Has anyone created an exposition detailing the phonotactics of English in a way which would be easy for a human to understand but also rigorous enough for it to be possible to program a piece of software with the information to look at any given word written in IPA and say whether it's "allowed" in English or not?

Just to make sure I'm using this term correctly: For example, in English /fr/ is allowed, such as in "friend". However, /vr/ is not allowed. The phonotactics of a language describe which sound sequences are allowed and which aren't.

Note: Such a description would differ between different dialects. Any such description, no matter the dialect, would be helpful for me.

2 Answers 2


See this related question for relevant discussion.

This has not been done, and there is ample reason to hold that in principle it cannot be done.

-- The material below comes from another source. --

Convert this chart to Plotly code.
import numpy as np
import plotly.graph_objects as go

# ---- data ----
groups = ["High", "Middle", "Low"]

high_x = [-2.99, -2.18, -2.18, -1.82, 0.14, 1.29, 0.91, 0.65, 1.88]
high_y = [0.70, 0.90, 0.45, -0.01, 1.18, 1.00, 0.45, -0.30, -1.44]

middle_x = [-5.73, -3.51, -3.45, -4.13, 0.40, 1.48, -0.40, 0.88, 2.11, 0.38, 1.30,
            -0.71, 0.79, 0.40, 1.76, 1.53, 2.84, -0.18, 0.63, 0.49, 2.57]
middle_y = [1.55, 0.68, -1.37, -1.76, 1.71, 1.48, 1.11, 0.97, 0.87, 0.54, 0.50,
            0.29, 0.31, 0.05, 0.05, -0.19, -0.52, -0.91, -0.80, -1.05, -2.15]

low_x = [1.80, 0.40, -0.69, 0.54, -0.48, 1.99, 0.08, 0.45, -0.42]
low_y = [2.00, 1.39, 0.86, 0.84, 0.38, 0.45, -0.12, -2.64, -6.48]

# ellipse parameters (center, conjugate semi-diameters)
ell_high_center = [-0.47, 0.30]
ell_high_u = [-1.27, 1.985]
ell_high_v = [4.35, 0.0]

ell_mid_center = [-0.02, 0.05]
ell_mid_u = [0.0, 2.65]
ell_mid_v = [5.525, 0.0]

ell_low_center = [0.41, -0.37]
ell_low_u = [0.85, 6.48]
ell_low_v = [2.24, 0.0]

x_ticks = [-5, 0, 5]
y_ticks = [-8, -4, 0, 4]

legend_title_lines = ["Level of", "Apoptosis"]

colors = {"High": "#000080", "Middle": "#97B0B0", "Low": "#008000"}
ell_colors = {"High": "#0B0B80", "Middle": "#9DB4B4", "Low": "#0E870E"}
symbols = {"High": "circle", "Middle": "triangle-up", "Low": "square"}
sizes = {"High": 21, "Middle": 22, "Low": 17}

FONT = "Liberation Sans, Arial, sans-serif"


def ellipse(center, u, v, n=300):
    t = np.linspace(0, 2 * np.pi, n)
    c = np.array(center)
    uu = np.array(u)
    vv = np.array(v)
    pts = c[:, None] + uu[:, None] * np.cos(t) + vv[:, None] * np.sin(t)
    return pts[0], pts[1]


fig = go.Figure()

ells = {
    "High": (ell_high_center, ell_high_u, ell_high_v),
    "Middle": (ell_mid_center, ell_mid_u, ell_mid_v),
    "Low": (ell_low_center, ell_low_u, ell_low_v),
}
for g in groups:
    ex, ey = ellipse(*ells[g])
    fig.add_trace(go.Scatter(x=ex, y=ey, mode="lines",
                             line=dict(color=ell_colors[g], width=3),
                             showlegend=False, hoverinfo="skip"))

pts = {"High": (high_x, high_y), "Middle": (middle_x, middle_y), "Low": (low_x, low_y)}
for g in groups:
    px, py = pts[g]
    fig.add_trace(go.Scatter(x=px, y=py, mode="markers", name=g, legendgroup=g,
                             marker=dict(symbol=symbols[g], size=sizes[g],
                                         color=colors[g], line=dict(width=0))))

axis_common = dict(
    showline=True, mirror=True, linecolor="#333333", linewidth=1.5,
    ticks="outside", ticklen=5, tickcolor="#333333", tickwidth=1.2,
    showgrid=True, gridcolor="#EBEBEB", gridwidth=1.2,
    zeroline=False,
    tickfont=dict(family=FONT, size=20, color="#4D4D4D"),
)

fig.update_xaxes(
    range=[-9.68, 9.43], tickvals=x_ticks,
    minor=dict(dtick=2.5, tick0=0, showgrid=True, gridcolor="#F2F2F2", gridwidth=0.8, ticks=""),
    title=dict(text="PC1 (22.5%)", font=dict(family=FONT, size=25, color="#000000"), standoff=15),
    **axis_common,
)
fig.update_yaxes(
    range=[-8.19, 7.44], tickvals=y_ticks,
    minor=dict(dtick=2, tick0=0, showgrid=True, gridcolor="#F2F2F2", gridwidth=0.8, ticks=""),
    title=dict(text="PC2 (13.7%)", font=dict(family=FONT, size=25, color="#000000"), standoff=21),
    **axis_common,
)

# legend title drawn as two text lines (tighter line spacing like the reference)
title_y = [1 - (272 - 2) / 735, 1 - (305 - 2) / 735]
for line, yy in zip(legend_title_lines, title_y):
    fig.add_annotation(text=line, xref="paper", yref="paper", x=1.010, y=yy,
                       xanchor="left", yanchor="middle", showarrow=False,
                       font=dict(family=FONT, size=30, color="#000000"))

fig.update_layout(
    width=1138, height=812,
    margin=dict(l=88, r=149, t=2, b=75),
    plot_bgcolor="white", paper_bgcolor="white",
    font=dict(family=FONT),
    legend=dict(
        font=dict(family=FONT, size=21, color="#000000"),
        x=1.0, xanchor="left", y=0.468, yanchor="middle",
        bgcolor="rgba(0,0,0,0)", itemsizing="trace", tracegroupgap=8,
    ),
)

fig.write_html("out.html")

The premise underlying the question is that there is a crisp cognitive mechanism that tells us that a certain string "is allowed" or "is disallowed", but there is no reason to believe in such a function. The strongest case for some kind of template function that can be made is for defining what a "syllable" is in English, which means what a possible onset, nucleus and coda are.

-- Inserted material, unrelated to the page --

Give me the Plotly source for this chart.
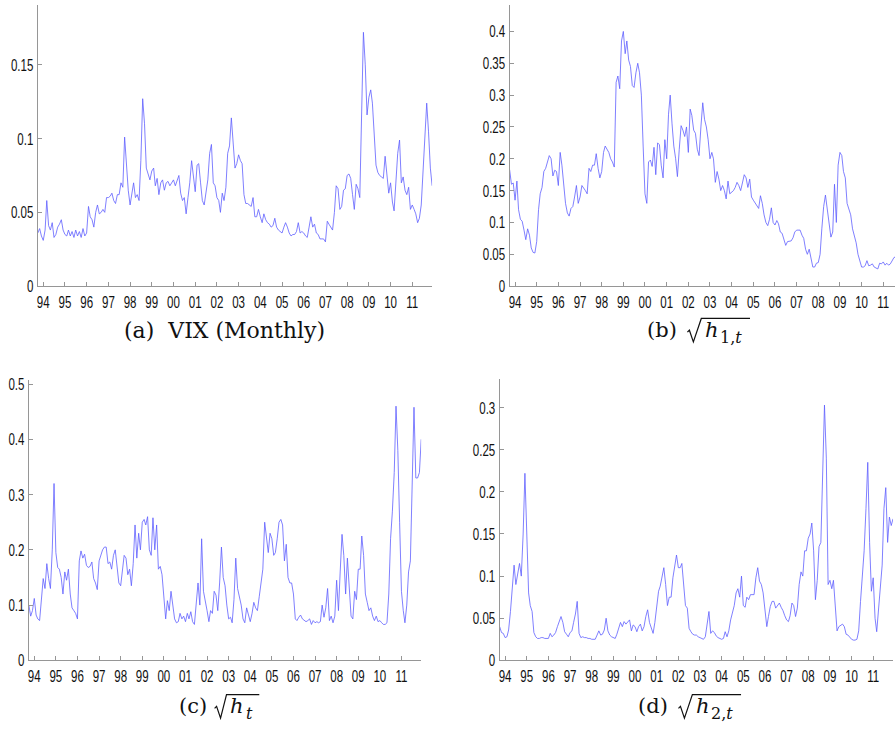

There is not much serious doubt that it is a systematic fact of English grammar that clusters of obstruent plus oral sonorant are possible in English onsets and that oral sonorant plus obstruent are not possible, thus play is a word, and lpay could not be one. Within that class of "allowed" clusters, some of the predicted sequences don't appear at the expected rate, so voiced fricatives plus liquid are almost non-existent. Examples such as "zloty" all come from foreign languages, though English speakers can pronounce them with no problem, if they happen to know the words. See G.N. Clements & S.J. Keyser CV Phonology and E. Selkirk "The syllable" for accounts of sequencing principles within the syllable. The Clements & Keyser model distinguishes between positive conditions and negative filters, and while positive conditions absolutely must be obeyed, negative filters might admit of exceptions and tend to generate weaker speaker reactions. So for example, labial+labial onsets are very rare, and there are no Germanic words in English with onset *pw, but there are some Spanish-derived words (pueblo, Puerto Rico for those who don't pronounce the latter Porto Rico). There are only 2 words with onset [zw] and most people don't known either word (zwieback, Zwicky). The problem is, there is no way to tell if the described sequences simply don't happen to exist, or are actually explicitly excluded. If your theory of phonotactics says that "doesn't exist" is the same thing as "isn't allowed", then [flænt] would be disallowed for everybody, and [marʌm] is disallowed for everybody except those people acquainted with the word. Since there is no valid test of "is allowed" for words, there isn't a possible list of strings that are cleanly "in" vs. "out". You can probably devise an operational test such as a certain minimum score on a 5-point Likert scale for speaker reactions, but that will not actually give you a precise partitioning of strings of English phonemes.

  • Another simple example is /lg/ as a coda. My (admittedly non-native) intuition tells me it can't be nearly as wrong as, say, /vr/ onset is, but I can't think of a single word that'd attest it (unless you'd be willing to count Golgotha, and syllabify it appropriately). As a side-note, an imperfect but handy list of attested syllables can be found here: semarch.linguistics.fas.nyu.edu/barker/Syllables/index.txt
    – user54748
    Dec 11, 2015 at 6:36
  • /vr-/ isn't so bad as all that. Every anglophone child with a toy train or motorcycle can say /vrum vrum/ without devoicing, hesitation or epenthesis long before they learn other languages. Granted, onomatopoeia and expressive words generally can in general break phonotactics in many languages (cf. meh), but this is a word kids learn from other kids, i.e. directly acquired.
    – John Cowan
    Jan 3, 2021 at 23:32
  1. Benjamin Lee Whorf proposed a description of the possible English monosyllables in 1940 -- the paper is in Language, Thought, and Reality.

  2. Morris Halle gave an elegant (though probably wrong) theory based on his "simplicity metric". That was in his paper "Phonology in Generative Grammar". In order to economize on the feature specifications in the lexicon, we formulate Morpheme Structure Rules (MSRs) that let us abbreviate lexical entries by filling in omitted specifications. We must stop writing new MSRs when the feature specs in all the MSRs come to equal the saved features in lexical entries; that is the point of diminishing returns. Then the admissible morphemes are those morphemes which would not be altered by the application of any MSR.

  3. David Stampe's Natural Phonology makes the admissible words those which would not be changed by any of the universal processes that remain unsuppressed in adult speech. (Processes are suppressed during the course of language acquisition when their application would prevent children from pronouncing adult forms accurately.)

  4. My idea about admissibility is that it cannot be connected directly with the words actually in the lexicon of a language, because it is perfectly normal for those to include many recently borrowed words which do not fit the phonemic pattern of the language at all.

All of these proposals are programmatic, and none meets your criteria that they be programmable and comprehensible. Except perhaps Whorf's (but it's only for monosyllabic words).